Pachube And The Internet Of Things

  • Not so long ago, the Internet of Things sounded like something very abstract. The term ‘Internet of Things’ represents a world in which more and more objects and devices in daily life are connected through minuscule identifiying devices which make use of, for instance, RFID technology. Think of energy monitoring. In his book ‘The Internet of Things: A Critique of Ambient Technology and the All-Seeing Network of RFID’, Rob van Kranenburg foresees a “near invisible network of wireless frequencies where almost any object and space can be located and monitored, found and logged as easily as an item on eBay or the price of a flight on EasyJet”. Wikipedia claims that with the Internet of Things in a further stage, “daily life on our planet will undergo a transformation”. In their publication ‘Connecting Sustainable Cities’, Shane Mitchell and Federico Casalegno explain that “pervasive connectivity and related services can encourage new ways of planning, working and living that make social connections stronger and lead to cooperative sustainable behavior”.

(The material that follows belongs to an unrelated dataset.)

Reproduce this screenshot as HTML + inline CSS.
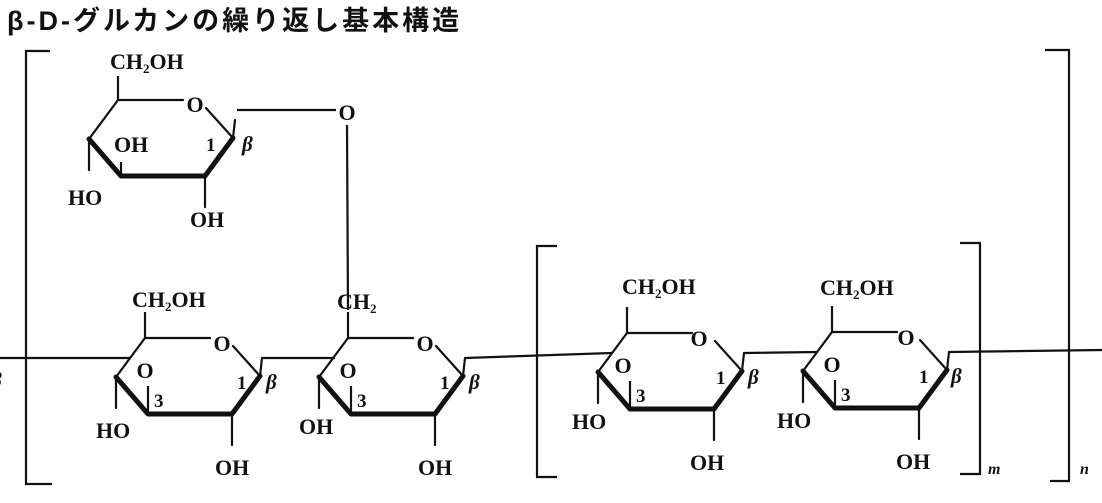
<!DOCTYPE html>
<html><head><meta charset="utf-8"><style>
html,body{margin:0;padding:0;background:#fff;}
svg{display:block;}
text{font-family:"Liberation Serif",serif;font-weight:bold;fill:#111;}
.t{font-family:"Liberation Sans","Noto Sans CJK JP",sans-serif;font-weight:bold;font-size:27px;letter-spacing:3px;}
.l{font-size:22px;}
.s{font-size:13px;}
.n{font-size:19px;}
.b{font-style:italic;font-size:21px;}
</style></head><body>
<svg width="1102" height="503" viewBox="0 0 1102 503" xmlns="http://www.w3.org/2000/svg">
<defs>
<g id="ring" stroke="#111" fill="none" stroke-linecap="round">
  <line x1="0" y1="0" x2="65" y2="0" stroke-width="2.2"/>
  <line x1="88" y1="8" x2="115" y2="38" stroke-width="2.2"/>
  <line x1="-29" y1="39" x2="0" y2="0" stroke-width="2.2"/>
  <path d="M-29 39 L3 76 L87 76 L115 38" stroke-width="5" stroke-linejoin="round"/>
  <line x1="87" y1="76" x2="87" y2="107" stroke-width="2.2"/>
  <line x1="-29" y1="39" x2="-29" y2="70" stroke-width="2.2"/>
  <line x1="115" y1="38" x2="117" y2="20" stroke-width="2.2"/>
</g>
</defs>

<text class="t" x="7" y="30">β-D-グルカンの繰り返し基本構造</text>

<g stroke="#111" stroke-width="2.2" fill="none">
  <path d="M50 51 L26 51 L26 484 L52 484"/>
  <path d="M1045 50 L1069 50 L1069 481 L1050 481"/>
  <path d="M557 246 L537 246 L537 477 L557 477"/>
  <path d="M960 243 L980 243 L980 474 L960 474"/>
  <line x1="0" y1="358" x2="130" y2="358"/>
  <line x1="262" y1="358" x2="335" y2="358"/>
  <line x1="465" y1="358" x2="612" y2="353"/>
  <line x1="744" y1="353" x2="818" y2="352"/>
  <line x1="949" y1="352" x2="1102" y2="350"/>
  <line x1="237" y1="110" x2="336" y2="110"/>
  <line x1="347" y1="125" x2="348" y2="310"/>
</g>

<g transform="translate(118,100)">
  <use href="#ring"/>
  <line x1="3" y1="76" x2="3" y2="62" stroke="#111" stroke-width="2.2"/>
  <text class="l" x="-8" y="-31">CH<tspan class="s" dy="4">2</tspan><tspan dy="-4">OH</tspan></text>
  <line x1="0" y1="0" x2="0" y2="-24" stroke="#111" stroke-width="2.2"/>
  <text class="l" x="77" y="12" text-anchor="middle">O</text>
  <text class="l" x="-4" y="52">OH</text>
  <text class="l" x="-50" y="105">HO</text>
  <text class="l" x="72" y="127">OH</text>
  <text class="n" x="88" y="51">1</text>
  <text class="b" x="124" y="51">β</text>
</g>
<text class="l" x="347" y="120" text-anchor="middle">O</text>

<g transform="translate(145,338)">
  <use href="#ring"/>
  <line x1="3" y1="76" x2="3" y2="48" stroke="#111" stroke-width="2.2"/>
  <line x1="0" y1="0" x2="0" y2="-26" stroke="#111" stroke-width="2.2"/>
  <text class="l" x="-13" y="-31">CH<tspan class="s" dy="4">2</tspan><tspan dy="-4">OH</tspan></text>
  <text class="l" x="77" y="13" text-anchor="middle">O</text>
  <text class="l" x="0" y="40" text-anchor="middle">O</text>
  <text class="n" x="9" y="69">3</text>
  <text class="n" x="92" y="51">1</text>
  <text class="b" x="121" y="51">β</text>
  <text class="l" x="-49" y="100">HO</text>
  <text class="l" x="70" y="137">OH</text>
</g>

<g transform="translate(348,338)">
  <use href="#ring"/>
  <line x1="3" y1="76" x2="3" y2="48" stroke="#111" stroke-width="2.2"/>
  <line x1="0" y1="0" x2="0" y2="-26" stroke="#111" stroke-width="2.2"/>
  <text class="l" x="-11" y="-29">CH<tspan class="s" dy="4">2</tspan></text>
  <text class="l" x="77" y="13" text-anchor="middle">O</text>
  <text class="l" x="0" y="40" text-anchor="middle">O</text>
  <text class="n" x="9" y="69">3</text>
  <text class="n" x="92" y="51">1</text>
  <text class="b" x="121" y="51">β</text>
  <text class="l" x="-49" y="96">OH</text>
  <text class="l" x="70" y="137">OH</text>
</g>

<g transform="translate(627,333)">
  <use href="#ring"/>
  <line x1="3" y1="76" x2="3" y2="48" stroke="#111" stroke-width="2.2"/>
  <line x1="0" y1="0" x2="0" y2="-26" stroke="#111" stroke-width="2.2"/>
  <text class="l" x="-5" y="-39">CH<tspan class="s" dy="4">2</tspan><tspan dy="-4">OH</tspan></text>
  <text class="l" x="72" y="13" text-anchor="middle">O</text>
  <text class="l" x="-4" y="40" text-anchor="middle">O</text>
  <text class="n" x="9" y="69">3</text>
  <text class="n" x="89" y="51">1</text>
  <text class="b" x="121" y="51">β</text>
  <text class="l" x="-55" y="96">HO</text>
  <text class="l" x="63" y="137">OH</text>
</g>

<g transform="translate(832,332)">
  <use href="#ring"/>
  <line x1="3" y1="76" x2="3" y2="48" stroke="#111" stroke-width="2.2"/>
  <line x1="0" y1="0" x2="0" y2="-26" stroke="#111" stroke-width="2.2"/>
  <text class="l" x="-12" y="-37">CH<tspan class="s" dy="4">2</tspan><tspan dy="-4">OH</tspan></text>
  <text class="l" x="74" y="13" text-anchor="middle">O</text>
  <text class="l" x="0" y="40" text-anchor="middle">O</text>
  <text class="n" x="9" y="69">3</text>
  <text class="n" x="87" y="51">1</text>
  <text class="b" x="119" y="51">β</text>
  <text class="l" x="-55" y="96">HO</text>
  <text class="l" x="64" y="137">OH</text>
</g>

<text class="b" x="-9" y="387">β</text>
<text class="b" x="988" y="474" style="font-size:16px">m</text>
<text class="b" x="1080" y="474" style="font-size:16px">n</text>
</svg>
</body></html>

    “If all objects of daily life, from yogurt to an airplane, are equipped with radio tags, they can be identified and managed by computers in the same way humans can. The next generation of Internet applications (IPv6 protocol) would be able to identify more objects than IPv4, which is currently in use. This system would therefore be able to instantaneously identify any kind of object.”

    From this viewpoint, Pachube is an interesting phenomenon as it is one of the first initiatives to make the Internet of Things more concrete by attempting to bring it to the people themselves. Pachube is an open source platform enabling developers to connect sensor data to the Web and to build their own applications on it. Furthermore, the platform provides opportunities to embed dynamic real-time graphics in websites or blogs. Richard MacManus explains that Pachube enables automation of your environment, “for example controlling the lighting in your house, via sensors and the Internet”. Using a notifications feature called ‘triggers’, Pachube can cause a specific action in external applications or devices.

    “Pachube can be difficult to understand at first glance. At heart it is about connecting environments. However it’s more than just connecting sensors to the Internet. Pachube wants its users to interact with sensor data and use it to actively engage with their environment.”

    Needless to say, the Pachube platform is still at an early, experimental stage. “Its website is very much focused on developers and prototypers right now.” Nevertheless, to provide little insight in its potential, here is an example which live Pachube data is displayed in real-time in an Augmented Reality application built with Arduino, an open-source electronics prototyping platform.


    It’s still a long way to go for the Internet of Things, and for the present, the Pachube platform will retain a playground for geeks. The next step is to make the Internet of Things more tangible for John Doe. By then our proclaimed “cooperative sustainable behavior” based on smart use of ICT will make a new step towards reality.